Crazy compared to the founders of any other religion? Crazy compared to Mohammed?

Joseph Smith was a little crazy (and a lot horny). But he managed to make a reasonably good go of it. Likewise Brigham Young. The current leaders of the Church are sane to the point of boring.

I have no idea how much money the Church collects, how much it uses for legitimate religious purposes, or what's done with the surplus. Some of it goes towards investments. The business arm of the LDS Church just built a $1.5 billion mall in downtown Salt Lake. They have a vested interest in keeping the area around the Salt Lake Temple, a huge tourist draw, pretty and commercially viable.
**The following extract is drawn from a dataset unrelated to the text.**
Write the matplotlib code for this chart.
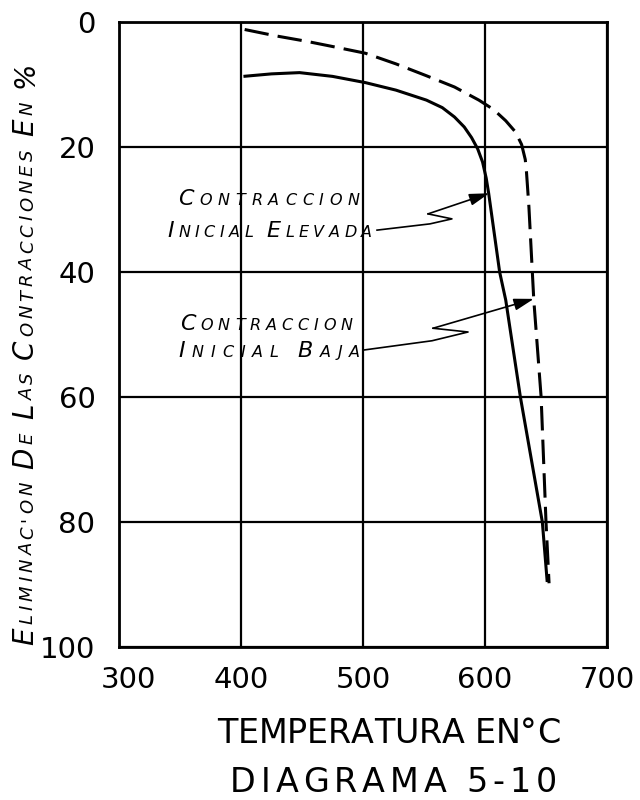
import matplotlib
matplotlib.use('Agg')
import matplotlib.pyplot as plt
import matplotlib.transforms as mtransforms

# temperatura (grados C) y eliminacion de contracciones (%)
temp_elevada = [402, 425, 448, 475, 502, 527, 552, 565, 575, 583, 589, 594, 598, 601, 603, 612, 617, 629, 647, 651]
elim_elevada = [8.7, 8.3, 8.1, 8.7, 9.7, 10.9, 12.5, 13.7, 15.2, 16.8, 18.5, 20.3, 22.4, 25.0, 27.4, 40.0, 44.5, 60.0, 80.0, 89.6]

temp_baja = [403, 428, 454, 477, 502, 527, 552, 575, 595, 607, 617, 625, 630, 633, 634, 636, 640, 646, 650, 652.5]
elim_baja = [1.2, 2.2, 3.1, 4.0, 5.0, 6.7, 8.6, 10.4, 12.5, 14.0, 15.8, 17.6, 19.6, 22.0, 24.0, 29.6, 44.5, 60.0, 80.0, 89.8]

x_ticks = [300, 400, 500, 600, 700]
y_ticks = [0, 20, 40, 60, 80, 100]

# lineas de referencia de las notas (temperatura, %)
nota_elevada = [(511.5, 33.3), (554.9, 32.3), (572.9, 31.5), (553.3, 30.7), (603.5, 27.4)]
nota_baja = [(500.0, 52.5), (556.6, 51.0), (586.1, 49.6), (557.4, 49.0), (640.0, 44.3)]

W, H = 640, 800
fig = plt.figure(figsize=(W / 100, H / 100), dpi=100)
ax = fig.add_axes([119 / W, 1 - 647 / H, (607 - 119) / W, (647 - 22) / H])

ax.plot(temp_elevada, elim_elevada, color='black', lw=2.2, solid_capstyle='butt',
        solid_joinstyle='round')
ax.plot(temp_baja, elim_baja, color='black', lw=2.2, linestyle=(0, (8, 3)))

for path in (nota_elevada, nota_baja):
    xs = [p[0] for p in path[:-1]]
    ys = [p[1] for p in path[:-1]]
    ax.plot(xs, ys, color='black', lw=1.2)
    ax.annotate('', xy=path[-1], xytext=path[-2],
                arrowprops=dict(arrowstyle='-|>,head_length=0.6,head_width=0.18',
                                color='black', lw=1.2, mutation_scale=20,
                                shrinkA=0, shrinkB=0))

ax.set_xlim(300, 700)
ax.set_ylim(100, 0)
ax.set_xticks(x_ticks)
ax.set_yticks(y_ticks)
ax.set_xticklabels([str(v) for v in x_ticks], fontsize=21)
ax.set_yticklabels([str(v) for v in y_ticks], fontsize=21)
ax.tick_params(length=0)
ax.tick_params(axis='x', pad=14)
ax.tick_params(axis='y', pad=17)
ax.grid(True, color='black', lw=1.6)
for s in ax.spines.values():
    s.set_linewidth(2.0)

# el 300 va corrido un poco a la derecha
lbl = ax.get_xticklabels()[0]
lbl.set_transform(lbl.get_transform() + mtransforms.ScaledTranslation(0.09, 0, fig.dpi_scale_trans))

renderer = fig.canvas.get_renderer()


def spaced_text(x, y, text, big, small, length, rotation=0, caps=True, **kw):
    """Texto en versalitas con espaciado para ocupar `length` pixeles.
    x, y en pixeles desde arriba a la izquierda (linea base del inicio)."""
    pieces = []
    first = True
    for ch in text:
        if ch == ' ':
            pieces.append((ch, small))
            first = True
            continue
        pieces.append((ch, big if (first and caps) else small))
        first = False
    widths = []
    for ch, size in pieces:
        if ch == ' ':
            widths.append(0.3 * size * 100 / 72)
            continue
        t = fig.text(0, 0, ch, fontsize=size, **kw)
        widths.append(t.get_window_extent(renderer).width)
        t.remove()
    gap = (length - sum(widths)) / (len(pieces) - 1)
    pos = 0.0
    for (ch, size), w in zip(pieces, widths):
        if ch != ' ':
            if rotation:
                fig.text(x / W, 1 - (y - pos) / H, ch, fontsize=size, rotation=90,
                         rotation_mode='anchor', ha='left', va='baseline', **kw)
            else:
                fig.text((x + pos) / W, 1 - y / H, ch, fontsize=size,
                         ha='left', va='baseline', **kw)
        pos += w + gap


hand = dict(style='italic')
spaced_text(178, 205, 'CONTRACCION', 16, 11.5, 182, **hand)
spaced_text(167, 237, 'INICIAL ELEVADA', 16, 11.5, 205, **hand)
spaced_text(180, 330, 'CONTRACCION', 16, 11.5, 173, **hand)
spaced_text(178, 357, 'INICIAL BAJA', 16, 11.5, 182, **hand)

spaced_text(33, 645, "ELIMINAC'ON DE LAS CONTRACCIONES EN %", 20, 13, 583, rotation=90, **hand)

spaced_text(217, 743, 'TEMPERATURA EN°C', 24, 24, 343, caps=False)
spaced_text(230, 792, 'DIAGRAMA 5-10', 24, 24, 327, caps=False)

fig.savefig('out.png', dpi=100)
The biggest complaint I have about the LDS Church is how casually it regards the value of its members' time and money. Church meetings suck up massive amounts of members' time, as do two year missions. LDS missionaries in the First World spend two years of their lives baptizing almost no one. Talk to any Mormon who did an English-speaking mission in the US, or a mission in Europe, and the number of converts they gained can be counted on one hand - or none. Likewise, the expenses the Church has - mostly buildings that mostly sit empty 5 days a week, staffed almost entirely by unpaid volunteers - don't seem to justify taking 10% of members' income. Believe it or not, missions and the welfare program are funded by separate donations. The closest analogue to the Church I can think of in the government is the school system, and schools, in spite of books and buildings and oodles of paid teachers, don't suck up 10% of taxpayers' income.

Check it out said at August 19, 2013 1:36 PM:

"Mormonism Creates Healthier Societies"

You are kidding, right Randall?

The less religious a society is, the healthier it grows.

WJ said at August 19, 2013 2:25 PM:

"The less religious a society is, the healthier it grows."

Define "healthier"? Declining fertility, familial decay, reliance on budget-busting government welfare schemes, and a suicidal desire in Western countries to let ourselves become overrun by Third World immigrants are not "healthier" by any means. It also depends on which religion is being abandoned. A tolerant religion that makes accommodation for science is not necessarily bad.

The very point of the article is that Utah, though more religious than most states, manages to do quite well on so many social indices.

Besides, we do have a state religion - political correctness/multiculturalism. It is every bit as intolerant and anti-science as the religions it has replaced.

asdf said at August 19, 2013 9:02 PM:

WJ,

I encourage you to dig into the details of Joseph Smith and many of the Mormon founders. They are not "a little crazy", they are wackos.

"Crazy compared to the founders of any other religion? Crazy compared to Mohammed?"

Mohammed was a warlord who made up a religion to satisfy his warlordism. Just like Joseph Smith made up a bunch of stuff to get money and women.

Jesus is an incredibly unique figure in history. Someone who really did do what they did for our sakes instead of his. There is a reason that Christianity is so compelling. Many of the church leaders hundreds of years later after Constantine co-opted it were corrupt, as were many of the leaders in all large human organizations throughout all of history. However, Christianity itself was not born of corruption from the starting point (like Islam and most every other religion). In its birth and founder it was pure, whatever may have happened since then. With Christianity the worst you can say is people fall away from the ideal, rather then the ideal itself being a petty expedient as in Islam.

Audacious Epigone said at August 31, 2013 3:14 PM:

As has already been noted, admonitions about the difficulty in disentangling causation and correlation apply here, but Mormonism can also boast the most eugenic birthing trends of any religious denomination in the US, by a long shot.

Check it out said at October 1, 2013 4:36 PM:

The less religious a society is, the healthier it grows.